Maestro, let's have the soundtrack:
Actually, let's make it a double:
I have always been a huge supporter of high school football in all its forms. Part of that is the fact that I'm just a football nut. I'd watch squirrels do battle on the gridiron if you could get them to form up in the wishbone and tackle properly.* More than that, however, I credit my four years of high school football for many of the most important lessons I've learned in life, and for helping me develop many of the closest friendships I've had.
There are a lot of things to love about high school pigskin. Among them are the following:
Nicknames. High school football fields are a great place to pick up a great nickname. Heck, just in my graduating class we had "Box Turtle" (an offensive lineman who was as wide as he was tall), "Booter" (our punter/placekicker/4th string defensive end), and "Ant Bug" (I got nothing).
Bands. What high school bands lack in musical chops they make up for in variety. There are the ones who play it straight down the middle with "Louie, Louie" year after year. And I've heard Chicago's "25 or 6 to 4" at least 2,564 times. Not to mention the bands who take a more original approach, and a risk or two. Take for example the Peach County Trojan marching band's memorable rendition of "Who Run It" by 3-6 Mafia, which sadly is no more, since the principal googled the lyrics. If your local band isn't this funky, you're doing it wrong.
Announcers. Being a high school football announcer is kind of like being a novelist. You could probably go to some sort of school for either, but the result would likely be pathetic compared to the untrained naturals out there:
The smell of a freshly mown football field. There's nothing quite like it, especially the ones that the guys from the booster club sweat over and toil over and take a lot of pride in.
Concession stands. $2.00 for a box of Sweet Tarts? Why not, it's for a great cause. The 4-H Club should get a new van, dammit. I want them to have it. I also believe that any chili dog consumed at a high school football game is 500% better than a hotdog consumed anywhere else other than Sanford Stadium. Or maybe the Varsity. And possibly the Pool Room in Cordele. Actually, I have kind of a chili dog problem, now that I think about it.
Pickup games behind the bleachers. If you want to find the stars of tomorrow, this is where they are. This is also where 56% of family healthcare insurance deductibles are met.
Pregame prayers and postgame handshakes. Because the whole thing is about more than learning how to block and tackle.
When the 3rd stringers get to play. Even the backup kicker at an SEC school lives a life that usually involves free tuition, adoring fans, and catered meals. If they don't play it's frustrating for them. But that frustration finds its polar opposite when some tenth grader who hasn't seen the field all season gets in and gets the chance to make a play and get noticed.
"Get Back" coaches.

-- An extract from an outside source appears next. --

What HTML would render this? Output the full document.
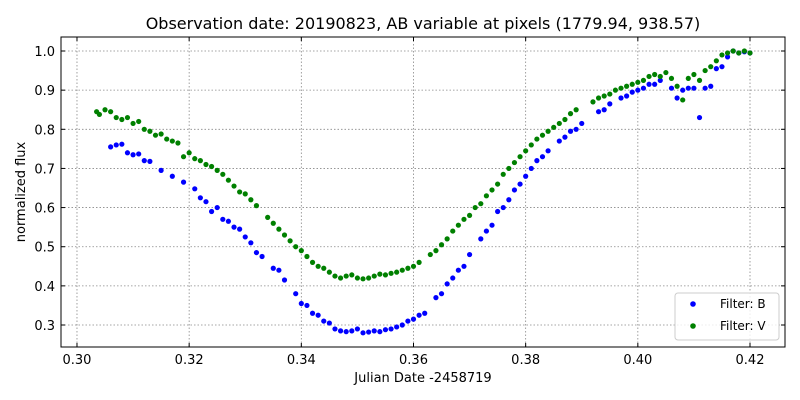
<!DOCTYPE html>
<html><head><meta charset="utf-8"><style>
html,body{margin:0;padding:0;background:#fff;}
svg{display:block;font-family:"DejaVu Sans","Liberation Sans",sans-serif;}
</style></head><body>
<svg id="chart" width="800" height="400" viewBox="0 0 800 400" xmlns="http://www.w3.org/2000/svg">
<text x="423" y="29" font-size="16" text-anchor="middle" fill="#000">Observation date: 20190823, AB variable at pixels (1779.94, 938.57)</text>
<g id="grid"></g>
<g id="ticks"></g>
<g id="marks"></g>
<rect x="61" y="37" width="724" height="310" fill="none" stroke="#000" stroke-width="1"/>
<text x="423" y="382" font-size="13" text-anchor="middle">Julian Date -2458719</text>
<text transform="translate(25,192) rotate(-90)" font-size="13" text-anchor="middle">normalized flux</text>
<g>
<rect x="675" y="293" width="104" height="47" rx="3" fill="#fff" fill-opacity="0.8" stroke="#ccc"/>
<circle cx="693" cy="304" r="2.8" fill="#0000ff"/>
<text x="720" y="308" font-size="12">Filter: B</text>
<circle cx="693" cy="326" r="2.8" fill="#008000"/>
<text x="720" y="330" font-size="12">Filter: V</text>
</g>
</svg>
<script>
const xTicks=[0.30,0.32,0.34,0.36,0.38,0.40,0.42];
const yTicks=[0.3,0.4,0.5,0.6,0.7,0.8,0.9,1.0];
const bX=[0.306,0.307,0.308,0.309,0.310,0.311,0.312,0.313,0.315,0.317,0.319,0.321,0.322,0.323,0.324,0.325,0.326,0.327,0.328,0.329,0.330,0.331,0.332,0.333,0.335,0.336,0.337,0.339,0.340,0.341,0.342,0.343,0.344,0.345,0.346,0.347,0.348,0.349,0.350,0.351,0.352,0.353,0.354,0.355,0.356,0.357,0.358,0.359,0.360,0.361,0.362,0.364,0.365,0.366,0.367,0.368,0.369,0.370,0.372,0.373,0.374,0.375,0.376,0.377,0.378,0.379,0.380,0.381,0.382,0.383,0.384,0.386,0.387,0.388,0.389,0.390,0.393,0.394,0.395,0.397,0.398,0.399,0.400,0.401,0.402,0.403,0.404,0.406,0.407,0.408,0.409,0.410,0.411,0.412,0.413,0.414,0.415,0.416,0.417,0.418,0.419,0.420];
const bY=[0.755,0.76,0.762,0.74,0.735,0.737,0.72,0.718,0.695,0.68,0.665,0.648,0.625,0.615,0.59,0.6,0.57,0.565,0.55,0.545,0.525,0.51,0.485,0.475,0.445,0.44,0.415,0.38,0.355,0.35,0.33,0.325,0.31,0.305,0.29,0.285,0.283,0.285,0.29,0.28,0.282,0.285,0.283,0.288,0.29,0.295,0.3,0.31,0.315,0.325,0.33,0.37,0.38,0.405,0.42,0.44,0.45,0.48,0.52,0.54,0.555,0.59,0.6,0.62,0.645,0.66,0.68,0.7,0.72,0.73,0.745,0.77,0.78,0.795,0.8,0.815,0.845,0.85,0.865,0.88,0.885,0.895,0.9,0.905,0.915,0.915,0.925,0.905,0.88,0.9,0.905,0.905,0.83,0.905,0.91,0.955,0.96,0.985,1.0,0.995,0.998,0.995];
const vX=[0.3035,0.304,0.305,0.306,0.307,0.308,0.309,0.310,0.311,0.312,0.313,0.314,0.315,0.316,0.317,0.318,0.319,0.320,0.321,0.322,0.323,0.324,0.325,0.326,0.327,0.328,0.329,0.330,0.331,0.332,0.334,0.335,0.336,0.337,0.338,0.339,0.340,0.341,0.342,0.343,0.344,0.345,0.346,0.347,0.348,0.349,0.350,0.351,0.352,0.353,0.354,0.355,0.356,0.357,0.358,0.359,0.360,0.361,0.363,0.364,0.365,0.366,0.367,0.368,0.369,0.370,0.371,0.372,0.373,0.374,0.375,0.376,0.377,0.378,0.379,0.380,0.381,0.382,0.383,0.384,0.385,0.386,0.387,0.388,0.389,0.392,0.393,0.394,0.395,0.396,0.397,0.398,0.399,0.400,0.401,0.402,0.403,0.404,0.405,0.406,0.407,0.408,0.409,0.410,0.411,0.412,0.413,0.414,0.415,0.416,0.417,0.418,0.419,0.420];
const vY=[0.845,0.838,0.85,0.845,0.83,0.825,0.83,0.815,0.82,0.8,0.795,0.785,0.788,0.775,0.77,0.765,0.73,0.74,0.725,0.72,0.71,0.705,0.695,0.685,0.67,0.655,0.64,0.635,0.62,0.605,0.575,0.56,0.545,0.53,0.515,0.5,0.49,0.475,0.46,0.45,0.445,0.435,0.425,0.42,0.425,0.428,0.42,0.418,0.42,0.425,0.43,0.428,0.432,0.435,0.44,0.445,0.45,0.46,0.48,0.49,0.505,0.52,0.54,0.555,0.57,0.58,0.6,0.61,0.63,0.645,0.66,0.685,0.7,0.715,0.73,0.745,0.76,0.775,0.785,0.795,0.805,0.815,0.825,0.84,0.85,0.87,0.88,0.885,0.89,0.9,0.905,0.91,0.915,0.92,0.925,0.935,0.94,0.935,0.945,0.93,0.91,0.875,0.93,0.94,0.925,0.95,0.96,0.975,0.99,0.995,1.0,0.995,1.0,0.995];

const X0=61,X1=785,Y0=347,Y1=37;
const xMin=0.29715,xMax=0.42624,yMin=0.2438,yMax=1.0358;
function sx(v){return X0+(v-xMin)/(xMax-xMin)*(X1-X0);}
function sy(v){return Y0-(v-yMin)/(yMax-yMin)*(Y0-Y1);}
const NS="http://www.w3.org/2000/svg";
function mk(tag,attrs,parent){const e=document.createElementNS(NS,tag);for(const k in attrs)e.setAttribute(k,attrs[k]);parent.appendChild(e);return e;}
const grid=document.getElementById('grid'),ticks=document.getElementById('ticks'),marks=document.getElementById('marks');
xTicks.forEach(t=>{const x=sx(t);
 const g=mk('line',{x1:x,x2:x,y1:Y1,y2:Y0,stroke:'#888','stroke-dasharray':'1.5,2','stroke-width':0.8},grid);
 
 
 mk('line',{x1:x,x2:x,y1:Y0,y2:Y0-4,stroke:'#000'},ticks);
 mk('line',{x1:x,x2:x,y1:Y1,y2:Y1+4,stroke:'#000'},ticks);
 const l=mk('text',{x:x,y:Y0+17,'font-size':13,'text-anchor':'middle'},ticks);
 l.textContent=t.toFixed(2);
 
 
});
yTicks.forEach(t=>{const y=sy(t);
 const g=mk('line',{x1:X0,x2:X1,y1:y,y2:y,stroke:'#888','stroke-dasharray':'1.5,2','stroke-width':0.8},grid);
 
 
 mk('line',{x1:X0,x2:X0+4,y1:y,y2:y,stroke:'#000'},ticks);
 mk('line',{x1:X1,x2:X1-4,y1:y,y2:y,stroke:'#000'},ticks);
 const l=mk('text',{x:X0-6,y:y+5,'font-size':13,'text-anchor':'end'},ticks);
 l.textContent=t.toFixed(1);
 
 
});
bX.forEach((v,i)=>{const c=mk('circle',{cx:sx(v),cy:sy(bY[i]),r:2.6,fill:'#0000ff'},marks);
 
 });
vX.forEach((v,i)=>{const c=mk('circle',{cx:sx(v),cy:sy(vY[i]),r:2.6,fill:'#008000'},marks);
 
 });
</script>
</body></html>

They're like air traffic controllers, except they shepherd 15 year olds instead of 747s.
Legends. Every town has one, or ten. Some of them go on to stardom in the SEC and NFL. Some never quite have that kind of luck. But when you mention the name to the old-timers up near the press box, they'll all nod in unison. I remember my uncle telling me about the game he played against Herschel Walker in the state playoffs. Johnson County outfitted the Goal Line Stalker in tear away jerseys with his number 43 on them. He went through 4 of them in that game. And afterward, the coach said "Boys, you just saw the best football player you'll ever see." He wasn't wrong.
Feel free to include your own thoughts on what makes high school football great in the comments, along with your thoughts on this weekend's high school action (which you can follow live on the Georgia Public Broadcasting website or your local GPTV station). Until later . . .
*Actually I assume squirrels would run the Malzahn offense. They're tricky little bastards, and I expect lots of misdirection and ball fakes would be their M.O.